Exercise aim: Starting at the top of the listing, extract every line up to and including the one with "const yTicks = [2000, 0, -2000, -4000]". Pictures stay out of the copy.

Dataset content:
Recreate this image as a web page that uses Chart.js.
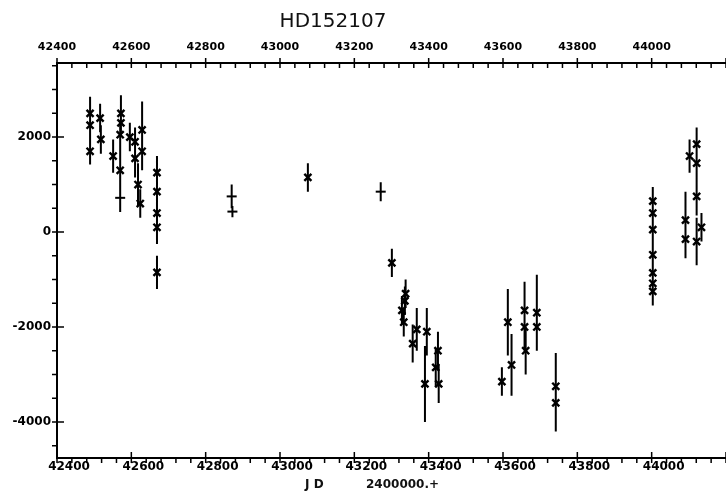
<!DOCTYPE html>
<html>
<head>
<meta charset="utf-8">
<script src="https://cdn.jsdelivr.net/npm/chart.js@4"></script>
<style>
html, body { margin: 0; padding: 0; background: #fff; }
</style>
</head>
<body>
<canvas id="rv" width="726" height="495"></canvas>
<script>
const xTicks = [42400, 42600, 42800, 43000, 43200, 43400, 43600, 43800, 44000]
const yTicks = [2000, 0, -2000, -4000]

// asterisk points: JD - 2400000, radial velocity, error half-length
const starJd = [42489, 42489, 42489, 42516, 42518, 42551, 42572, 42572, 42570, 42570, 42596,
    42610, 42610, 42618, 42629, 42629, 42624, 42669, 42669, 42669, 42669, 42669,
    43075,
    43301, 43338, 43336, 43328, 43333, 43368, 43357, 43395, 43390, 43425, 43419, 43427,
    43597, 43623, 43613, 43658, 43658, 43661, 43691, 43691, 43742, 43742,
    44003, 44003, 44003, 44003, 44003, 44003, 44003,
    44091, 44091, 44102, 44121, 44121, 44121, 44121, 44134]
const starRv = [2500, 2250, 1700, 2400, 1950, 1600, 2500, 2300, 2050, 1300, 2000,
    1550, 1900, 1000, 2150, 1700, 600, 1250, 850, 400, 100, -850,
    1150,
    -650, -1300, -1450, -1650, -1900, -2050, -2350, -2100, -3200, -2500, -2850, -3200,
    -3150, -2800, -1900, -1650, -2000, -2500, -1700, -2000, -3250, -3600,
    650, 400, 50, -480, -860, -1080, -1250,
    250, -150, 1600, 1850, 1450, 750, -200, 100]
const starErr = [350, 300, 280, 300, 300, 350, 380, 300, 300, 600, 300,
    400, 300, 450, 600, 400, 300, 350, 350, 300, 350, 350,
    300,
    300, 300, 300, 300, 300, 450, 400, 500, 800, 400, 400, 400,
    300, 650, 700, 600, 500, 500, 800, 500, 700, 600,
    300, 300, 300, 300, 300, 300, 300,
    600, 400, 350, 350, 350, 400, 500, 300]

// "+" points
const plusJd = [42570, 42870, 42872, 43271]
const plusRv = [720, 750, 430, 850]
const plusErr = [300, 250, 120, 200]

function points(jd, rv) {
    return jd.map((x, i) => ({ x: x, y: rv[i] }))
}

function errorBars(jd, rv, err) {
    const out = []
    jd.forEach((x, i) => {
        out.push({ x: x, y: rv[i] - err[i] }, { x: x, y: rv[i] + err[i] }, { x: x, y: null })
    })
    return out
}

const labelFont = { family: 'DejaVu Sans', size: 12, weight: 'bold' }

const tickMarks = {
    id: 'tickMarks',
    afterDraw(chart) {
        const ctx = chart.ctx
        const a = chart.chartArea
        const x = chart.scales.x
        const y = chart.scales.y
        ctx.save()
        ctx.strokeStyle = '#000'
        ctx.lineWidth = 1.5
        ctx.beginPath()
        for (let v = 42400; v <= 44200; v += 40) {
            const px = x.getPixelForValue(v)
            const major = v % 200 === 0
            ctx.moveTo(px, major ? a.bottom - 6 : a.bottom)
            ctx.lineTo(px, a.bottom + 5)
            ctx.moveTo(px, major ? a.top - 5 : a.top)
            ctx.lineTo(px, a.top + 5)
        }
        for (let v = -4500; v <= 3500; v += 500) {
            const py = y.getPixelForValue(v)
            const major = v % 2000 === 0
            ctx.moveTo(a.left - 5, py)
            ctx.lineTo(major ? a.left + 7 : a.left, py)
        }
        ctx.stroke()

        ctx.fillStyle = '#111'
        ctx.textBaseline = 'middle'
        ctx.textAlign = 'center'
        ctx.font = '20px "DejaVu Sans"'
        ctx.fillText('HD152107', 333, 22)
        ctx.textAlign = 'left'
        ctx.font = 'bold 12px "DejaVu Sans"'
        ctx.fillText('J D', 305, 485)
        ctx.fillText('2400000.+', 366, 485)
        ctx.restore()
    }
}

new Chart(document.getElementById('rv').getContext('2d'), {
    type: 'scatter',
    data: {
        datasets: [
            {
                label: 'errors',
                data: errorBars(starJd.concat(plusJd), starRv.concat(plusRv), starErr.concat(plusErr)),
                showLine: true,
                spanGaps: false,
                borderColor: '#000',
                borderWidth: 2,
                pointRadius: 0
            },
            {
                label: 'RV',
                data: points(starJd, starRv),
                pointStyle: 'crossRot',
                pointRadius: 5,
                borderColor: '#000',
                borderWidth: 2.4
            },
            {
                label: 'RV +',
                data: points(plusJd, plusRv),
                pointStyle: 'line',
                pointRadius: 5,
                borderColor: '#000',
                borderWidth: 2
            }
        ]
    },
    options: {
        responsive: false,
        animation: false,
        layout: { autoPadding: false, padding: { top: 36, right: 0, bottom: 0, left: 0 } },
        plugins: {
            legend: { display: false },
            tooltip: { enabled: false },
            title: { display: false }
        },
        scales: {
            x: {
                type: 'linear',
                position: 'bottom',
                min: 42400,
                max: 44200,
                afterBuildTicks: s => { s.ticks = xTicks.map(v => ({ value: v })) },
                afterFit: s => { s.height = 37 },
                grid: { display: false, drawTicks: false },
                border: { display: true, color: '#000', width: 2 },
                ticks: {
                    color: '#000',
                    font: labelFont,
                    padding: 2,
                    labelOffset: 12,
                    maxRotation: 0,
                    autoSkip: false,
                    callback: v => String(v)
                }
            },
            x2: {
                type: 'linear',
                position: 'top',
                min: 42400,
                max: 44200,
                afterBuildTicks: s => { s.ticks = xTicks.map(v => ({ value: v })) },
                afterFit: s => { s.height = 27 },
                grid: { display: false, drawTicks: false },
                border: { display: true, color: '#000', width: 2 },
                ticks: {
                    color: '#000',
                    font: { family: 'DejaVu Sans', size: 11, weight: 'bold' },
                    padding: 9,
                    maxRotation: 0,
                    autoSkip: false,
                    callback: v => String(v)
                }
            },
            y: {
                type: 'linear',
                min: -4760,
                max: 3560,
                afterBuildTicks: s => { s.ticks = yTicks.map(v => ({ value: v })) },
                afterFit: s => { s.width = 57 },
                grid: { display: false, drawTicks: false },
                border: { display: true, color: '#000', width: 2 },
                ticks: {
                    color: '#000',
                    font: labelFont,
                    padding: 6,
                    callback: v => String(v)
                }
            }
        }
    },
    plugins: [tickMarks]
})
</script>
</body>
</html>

Task output:
Recreate this image as a web page that uses Chart.js.
<!DOCTYPE html>
<html>
<head>
<meta charset="utf-8">
<script src="https://cdn.jsdelivr.net/npm/chart.js@4"></script>
<style>
html, body { margin: 0; padding: 0; background: #fff; }
</style>
</head>
<body>
<canvas id="rv" width="726" height="495"></canvas>
<script>
const xTicks = [42400, 42600, 42800, 43000, 43200, 43400, 43600, 43800, 44000]
const yTicks = [2000, 0, -2000, -4000]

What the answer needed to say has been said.